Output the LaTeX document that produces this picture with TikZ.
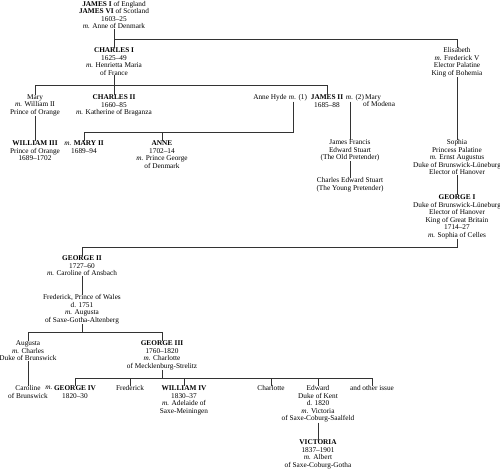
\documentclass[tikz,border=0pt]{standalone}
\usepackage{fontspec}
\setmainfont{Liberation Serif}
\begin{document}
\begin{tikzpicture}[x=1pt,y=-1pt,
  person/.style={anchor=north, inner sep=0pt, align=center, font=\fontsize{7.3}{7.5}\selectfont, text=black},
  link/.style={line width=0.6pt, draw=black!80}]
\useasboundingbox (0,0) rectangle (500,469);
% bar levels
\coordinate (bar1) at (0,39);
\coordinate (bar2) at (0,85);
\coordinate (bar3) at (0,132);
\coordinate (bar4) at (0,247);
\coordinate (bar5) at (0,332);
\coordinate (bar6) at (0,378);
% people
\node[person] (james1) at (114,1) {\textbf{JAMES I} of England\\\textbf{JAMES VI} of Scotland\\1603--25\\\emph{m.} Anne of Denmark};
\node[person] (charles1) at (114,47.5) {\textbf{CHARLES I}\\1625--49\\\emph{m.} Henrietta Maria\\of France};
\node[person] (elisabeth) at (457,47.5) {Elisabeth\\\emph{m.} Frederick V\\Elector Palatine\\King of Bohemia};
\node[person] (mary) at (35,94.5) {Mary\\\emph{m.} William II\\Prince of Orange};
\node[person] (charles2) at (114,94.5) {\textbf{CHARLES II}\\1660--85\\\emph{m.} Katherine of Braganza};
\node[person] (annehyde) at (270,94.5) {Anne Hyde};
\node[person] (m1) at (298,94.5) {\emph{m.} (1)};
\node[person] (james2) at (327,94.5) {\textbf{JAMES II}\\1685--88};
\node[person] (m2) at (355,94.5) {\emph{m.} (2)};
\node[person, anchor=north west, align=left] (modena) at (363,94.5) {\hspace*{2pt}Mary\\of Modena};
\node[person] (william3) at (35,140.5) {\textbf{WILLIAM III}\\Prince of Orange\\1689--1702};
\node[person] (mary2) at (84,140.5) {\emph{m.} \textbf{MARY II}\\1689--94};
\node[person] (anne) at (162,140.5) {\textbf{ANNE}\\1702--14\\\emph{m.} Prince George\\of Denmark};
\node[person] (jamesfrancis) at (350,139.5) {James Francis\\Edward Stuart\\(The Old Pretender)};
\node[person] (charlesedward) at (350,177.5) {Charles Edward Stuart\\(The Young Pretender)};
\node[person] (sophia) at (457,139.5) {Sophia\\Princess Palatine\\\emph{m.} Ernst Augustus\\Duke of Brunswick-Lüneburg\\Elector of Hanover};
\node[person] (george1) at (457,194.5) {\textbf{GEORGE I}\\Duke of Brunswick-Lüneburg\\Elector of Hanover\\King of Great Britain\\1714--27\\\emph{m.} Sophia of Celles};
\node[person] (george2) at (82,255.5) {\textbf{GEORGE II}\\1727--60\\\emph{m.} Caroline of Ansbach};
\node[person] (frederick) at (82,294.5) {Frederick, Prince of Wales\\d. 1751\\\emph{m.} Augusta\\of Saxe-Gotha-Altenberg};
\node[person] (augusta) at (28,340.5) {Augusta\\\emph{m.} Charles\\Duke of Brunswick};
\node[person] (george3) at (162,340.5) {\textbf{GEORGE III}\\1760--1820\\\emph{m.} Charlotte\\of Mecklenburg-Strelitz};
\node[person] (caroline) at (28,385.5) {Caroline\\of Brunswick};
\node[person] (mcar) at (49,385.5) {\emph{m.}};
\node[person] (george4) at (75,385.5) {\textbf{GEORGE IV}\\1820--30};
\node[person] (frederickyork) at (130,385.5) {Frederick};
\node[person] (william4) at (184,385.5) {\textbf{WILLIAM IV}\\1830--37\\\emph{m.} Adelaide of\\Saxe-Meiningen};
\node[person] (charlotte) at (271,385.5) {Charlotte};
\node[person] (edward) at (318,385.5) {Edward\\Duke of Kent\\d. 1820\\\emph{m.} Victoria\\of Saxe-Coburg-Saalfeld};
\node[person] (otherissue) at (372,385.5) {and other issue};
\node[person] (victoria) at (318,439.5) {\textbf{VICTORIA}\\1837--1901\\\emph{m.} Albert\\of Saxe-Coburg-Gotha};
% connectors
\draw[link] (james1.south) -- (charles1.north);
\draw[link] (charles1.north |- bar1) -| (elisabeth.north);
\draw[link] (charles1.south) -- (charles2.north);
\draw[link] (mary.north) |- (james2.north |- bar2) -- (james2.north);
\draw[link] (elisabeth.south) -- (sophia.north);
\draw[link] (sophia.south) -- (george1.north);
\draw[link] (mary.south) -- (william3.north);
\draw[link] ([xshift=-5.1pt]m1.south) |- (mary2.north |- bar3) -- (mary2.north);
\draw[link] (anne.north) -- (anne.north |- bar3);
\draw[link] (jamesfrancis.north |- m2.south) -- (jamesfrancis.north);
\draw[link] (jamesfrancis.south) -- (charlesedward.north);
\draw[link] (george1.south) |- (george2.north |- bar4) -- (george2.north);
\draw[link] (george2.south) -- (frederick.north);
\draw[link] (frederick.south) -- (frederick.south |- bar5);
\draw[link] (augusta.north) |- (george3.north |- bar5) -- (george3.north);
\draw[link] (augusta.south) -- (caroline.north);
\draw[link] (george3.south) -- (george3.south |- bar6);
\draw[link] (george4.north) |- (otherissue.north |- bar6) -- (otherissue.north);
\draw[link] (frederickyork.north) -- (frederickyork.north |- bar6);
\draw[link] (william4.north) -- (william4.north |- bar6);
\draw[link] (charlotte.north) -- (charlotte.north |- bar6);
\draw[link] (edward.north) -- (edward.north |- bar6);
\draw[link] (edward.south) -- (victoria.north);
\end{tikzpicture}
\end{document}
++++++++
Reproduce the full material exactly, excluding the pictures.

Output the LaTeX document that produces this picture with TikZ.
\documentclass[tikz,border=0pt]{standalone}
\usepackage{fontspec}
\setmainfont{Liberation Serif}
\begin{document}
\begin{tikzpicture}[x=1pt,y=-1pt,
  person/.style={anchor=north, inner sep=0pt, align=center, font=\fontsize{7.3}{7.5}\selectfont, text=black},
  link/.style={line width=0.6pt, draw=black!80}]
\useasboundingbox (0,0) rectangle (500,469);
% bar levels
\coordinate (bar1) at (0,39);
\coordinate (bar2) at (0,85);
\coordinate (bar3) at (0,132);
\coordinate (bar4) at (0,247);
\coordinate (bar5) at (0,332);
\coordinate (bar6) at (0,378);
% people
\node[person] (james1) at (114,1) {\textbf{JAMES I} of England\\\textbf{JAMES VI} of Scotland\\1603--25\\\emph{m.} Anne of Denmark};
\node[person] (charles1) at (114,47.5) {\textbf{CHARLES I}\\1625--49\\\emph{m.} Henrietta Maria\\of France};
\node[person] (elisabeth) at (457,47.5) {Elisabeth\\\emph{m.} Frederick V\\Elector Palatine\\King of Bohemia};
\node[person] (mary) at (35,94.5) {Mary\\\emph{m.} William II\\Prince of Orange};
\node[person] (charles2) at (114,94.5) {\textbf{CHARLES II}\\1660--85\\\emph{m.} Katherine of Braganza};
\node[person] (annehyde) at (270,94.5) {Anne Hyde};
\node[person] (m1) at (298,94.5) {\emph{m.} (1)};
\node[person] (james2) at (327,94.5) {\textbf{JAMES II}\\1685--88};
\node[person] (m2) at (355,94.5) {\emph{m.} (2)};
\node[person, anchor=north west, align=left] (modena) at (363,94.5) {\hspace*{2pt}Mary\\of Modena};
\node[person] (william3) at (35,140.5) {\textbf{WILLIAM III}\\Prince of Orange\\1689--1702};
\node[person] (mary2) at (84,140.5) {\emph{m.} \textbf{MARY II}\\1689--94};
\node[person] (anne) at (162,140.5) {\textbf{ANNE}\\1702--14\\\emph{m.} Prince George\\of Denmark};
\node[person] (jamesfrancis) at (350,139.5) {James Francis\\Edward Stuart\\(The Old Pretender)};
\node[person] (charlesedward) at (350,177.5) {Charles Edward Stuart\\(The Young Pretender)};
\node[person] (sophia) at (457,139.5) {Sophia\\Princess Palatine\\\emph{m.} Ernst Augustus\\Duke of Brunswick-Lüneburg\\Elector of Hanover};
\node[person] (george1) at (457,194.5) {\textbf{GEORGE I}\\Duke of Brunswick-Lüneburg\\Elector of Hanover\\King of Great Britain\\1714--27\\\emph{m.} Sophia of Celles};
\node[person] (george2) at (82,255.5) {\textbf{GEORGE II}\\1727--60\\\emph{m.} Caroline of Ansbach};
\node[person] (frederick) at (82,294.5) {Frederick, Prince of Wales\\d. 1751\\\emph{m.} Augusta\\of Saxe-Gotha-Altenberg};
\node[person] (augusta) at (28,340.5) {Augusta\\\emph{m.} Charles\\Duke of Brunswick};
\node[person] (george3) at (162,340.5) {\textbf{GEORGE III}\\1760--1820\\\emph{m.} Charlotte\\of Mecklenburg-Strelitz};
\node[person] (caroline) at (28,385.5) {Caroline\\of Brunswick};
\node[person] (mcar) at (49,385.5) {\emph{m.}};
\node[person] (george4) at (75,385.5) {\textbf{GEORGE IV}\\1820--30};
\node[person] (frederickyork) at (130,385.5) {Frederick};
\node[person] (william4) at (184,385.5) {\textbf{WILLIAM IV}\\1830--37\\\emph{m.} Adelaide of\\Saxe-Meiningen};
\node[person] (charlotte) at (271,385.5) {Charlotte};
\node[person] (edward) at (318,385.5) {Edward\\Duke of Kent\\d. 1820\\\emph{m.} Victoria\\of Saxe-Coburg-Saalfeld};
\node[person] (otherissue) at (372,385.5) {and other issue};
\node[person] (victoria) at (318,439.5) {\textbf{VICTORIA}\\1837--1901\\\emph{m.} Albert\\of Saxe-Coburg-Gotha};
% connectors
\draw[link] (james1.south) -- (charles1.north);
\draw[link] (charles1.north |- bar1) -| (elisabeth.north);
\draw[link] (charles1.south) -- (charles2.north);
\draw[link] (mary.north) |- (james2.north |- bar2) -- (james2.north);
\draw[link] (elisabeth.south) -- (sophia.north);
\draw[link] (sophia.south) -- (george1.north);
\draw[link] (mary.south) -- (william3.north);
\draw[link] ([xshift=-5.1pt]m1.south) |- (mary2.north |- bar3) -- (mary2.north);
\draw[link] (anne.north) -- (anne.north |- bar3);
\draw[link] (jamesfrancis.north |- m2.south) -- (jamesfrancis.north);
\draw[link] (jamesfrancis.south) -- (charlesedward.north);
\draw[link] (george1.south) |- (george2.north |- bar4) -- (george2.north);
\draw[link] (george2.south) -- (frederick.north);
\draw[link] (frederick.south) -- (frederick.south |- bar5);
\draw[link] (augusta.north) |- (george3.north |- bar5) -- (george3.north);
\draw[link] (augusta.south) -- (caroline.north);
\draw[link] (george3.south) -- (george3.south |- bar6);
\draw[link] (george4.north) |- (otherissue.north |- bar6) -- (otherissue.north);
\draw[link] (frederickyork.north) -- (frederickyork.north |- bar6);
\draw[link] (william4.north) -- (william4.north |- bar6);
\draw[link] (charlotte.north) -- (charlotte.north |- bar6);
\draw[link] (edward.north) -- (edward.north |- bar6);
\draw[link] (edward.south) -- (victoria.north);
\end{tikzpicture}
\end{document}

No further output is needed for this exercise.